AIM:
Search the records for "this" and copy each line that holds it.

INPUT:

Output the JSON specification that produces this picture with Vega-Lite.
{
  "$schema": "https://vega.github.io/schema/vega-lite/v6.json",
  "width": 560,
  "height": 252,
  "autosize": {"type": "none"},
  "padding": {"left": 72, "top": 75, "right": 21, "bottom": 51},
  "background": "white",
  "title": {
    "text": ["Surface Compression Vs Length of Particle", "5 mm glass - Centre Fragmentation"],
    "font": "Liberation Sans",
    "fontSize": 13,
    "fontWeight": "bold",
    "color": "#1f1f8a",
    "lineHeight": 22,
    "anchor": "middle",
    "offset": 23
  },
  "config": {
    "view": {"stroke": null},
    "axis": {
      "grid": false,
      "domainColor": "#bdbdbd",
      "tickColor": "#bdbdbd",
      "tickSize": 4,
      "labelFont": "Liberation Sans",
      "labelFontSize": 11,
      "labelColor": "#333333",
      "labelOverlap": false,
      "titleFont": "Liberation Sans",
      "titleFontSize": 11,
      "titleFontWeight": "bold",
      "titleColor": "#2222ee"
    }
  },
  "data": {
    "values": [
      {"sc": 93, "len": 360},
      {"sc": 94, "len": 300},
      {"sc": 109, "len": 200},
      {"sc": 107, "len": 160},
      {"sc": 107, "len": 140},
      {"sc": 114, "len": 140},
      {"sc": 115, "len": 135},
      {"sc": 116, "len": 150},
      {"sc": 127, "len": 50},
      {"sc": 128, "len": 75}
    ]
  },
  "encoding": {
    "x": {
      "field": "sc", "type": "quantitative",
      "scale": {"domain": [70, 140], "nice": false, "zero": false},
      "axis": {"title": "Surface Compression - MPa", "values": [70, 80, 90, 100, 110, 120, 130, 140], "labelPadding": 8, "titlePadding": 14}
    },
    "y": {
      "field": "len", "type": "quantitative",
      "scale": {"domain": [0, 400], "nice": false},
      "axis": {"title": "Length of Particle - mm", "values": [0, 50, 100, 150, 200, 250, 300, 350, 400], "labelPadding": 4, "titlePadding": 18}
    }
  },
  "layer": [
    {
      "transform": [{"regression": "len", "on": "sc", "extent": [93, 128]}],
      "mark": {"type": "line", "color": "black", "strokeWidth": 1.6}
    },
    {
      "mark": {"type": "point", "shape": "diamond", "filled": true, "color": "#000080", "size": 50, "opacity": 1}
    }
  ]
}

---

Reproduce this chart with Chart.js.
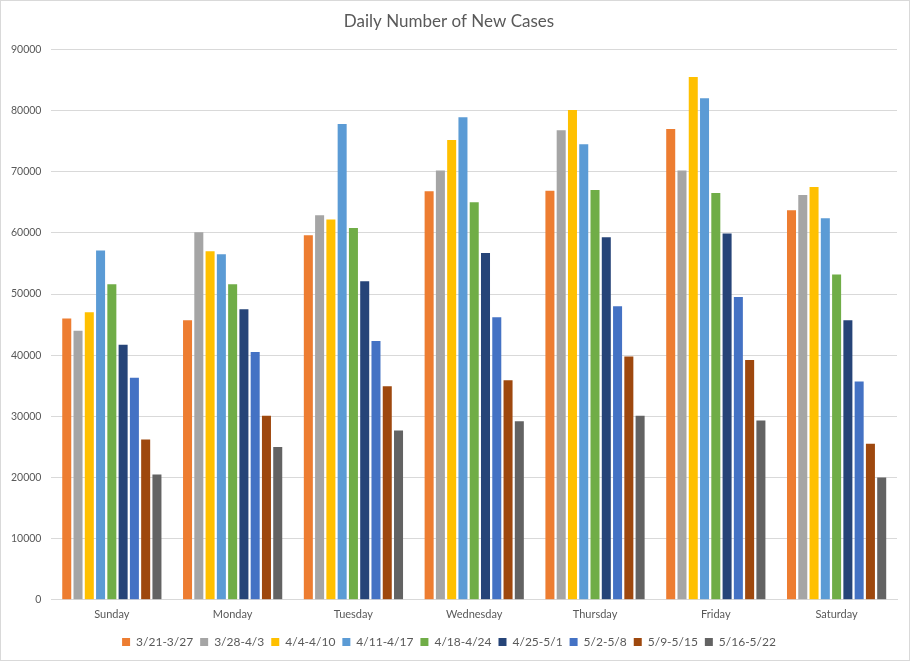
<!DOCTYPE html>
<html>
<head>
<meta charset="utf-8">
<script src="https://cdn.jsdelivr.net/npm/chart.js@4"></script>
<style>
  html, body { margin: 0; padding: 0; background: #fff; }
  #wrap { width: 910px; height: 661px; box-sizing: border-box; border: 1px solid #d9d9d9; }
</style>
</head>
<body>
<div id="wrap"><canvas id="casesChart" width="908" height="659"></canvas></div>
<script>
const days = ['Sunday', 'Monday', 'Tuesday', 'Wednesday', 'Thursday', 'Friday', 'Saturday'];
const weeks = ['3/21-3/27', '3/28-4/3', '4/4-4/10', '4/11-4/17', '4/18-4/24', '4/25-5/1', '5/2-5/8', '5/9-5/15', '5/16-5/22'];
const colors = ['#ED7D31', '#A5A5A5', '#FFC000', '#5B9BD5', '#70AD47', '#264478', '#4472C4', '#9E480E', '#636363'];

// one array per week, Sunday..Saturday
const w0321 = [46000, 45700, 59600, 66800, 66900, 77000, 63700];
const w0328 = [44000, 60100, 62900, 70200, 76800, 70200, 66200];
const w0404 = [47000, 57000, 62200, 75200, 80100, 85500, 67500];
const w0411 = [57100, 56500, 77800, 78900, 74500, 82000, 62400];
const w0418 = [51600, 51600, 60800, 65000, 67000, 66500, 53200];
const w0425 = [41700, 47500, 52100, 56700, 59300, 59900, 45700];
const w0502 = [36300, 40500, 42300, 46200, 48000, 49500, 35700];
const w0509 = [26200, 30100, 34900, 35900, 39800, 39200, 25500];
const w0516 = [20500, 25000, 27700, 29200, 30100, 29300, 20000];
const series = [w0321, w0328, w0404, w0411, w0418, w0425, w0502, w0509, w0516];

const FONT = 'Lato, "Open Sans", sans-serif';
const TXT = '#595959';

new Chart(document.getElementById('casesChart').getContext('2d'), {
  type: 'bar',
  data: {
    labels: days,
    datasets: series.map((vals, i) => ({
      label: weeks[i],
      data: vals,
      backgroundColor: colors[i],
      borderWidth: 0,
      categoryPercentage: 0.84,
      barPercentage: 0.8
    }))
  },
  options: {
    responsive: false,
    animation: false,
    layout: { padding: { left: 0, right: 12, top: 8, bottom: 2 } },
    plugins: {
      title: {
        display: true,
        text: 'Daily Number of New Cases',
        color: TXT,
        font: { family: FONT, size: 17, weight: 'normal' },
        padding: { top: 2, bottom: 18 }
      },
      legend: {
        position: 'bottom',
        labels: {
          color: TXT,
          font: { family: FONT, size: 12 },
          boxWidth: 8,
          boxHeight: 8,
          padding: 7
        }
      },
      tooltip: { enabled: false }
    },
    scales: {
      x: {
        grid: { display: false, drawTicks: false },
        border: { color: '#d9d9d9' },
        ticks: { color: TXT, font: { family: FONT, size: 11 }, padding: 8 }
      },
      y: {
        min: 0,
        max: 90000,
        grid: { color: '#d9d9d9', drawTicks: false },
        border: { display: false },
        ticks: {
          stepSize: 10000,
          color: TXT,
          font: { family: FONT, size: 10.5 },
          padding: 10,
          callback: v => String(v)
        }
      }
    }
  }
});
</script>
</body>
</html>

COMPLETE ANSWER:
Output the JSON specification that produces this picture with Vega-Lite.
Reproduce this chart with Chart.js.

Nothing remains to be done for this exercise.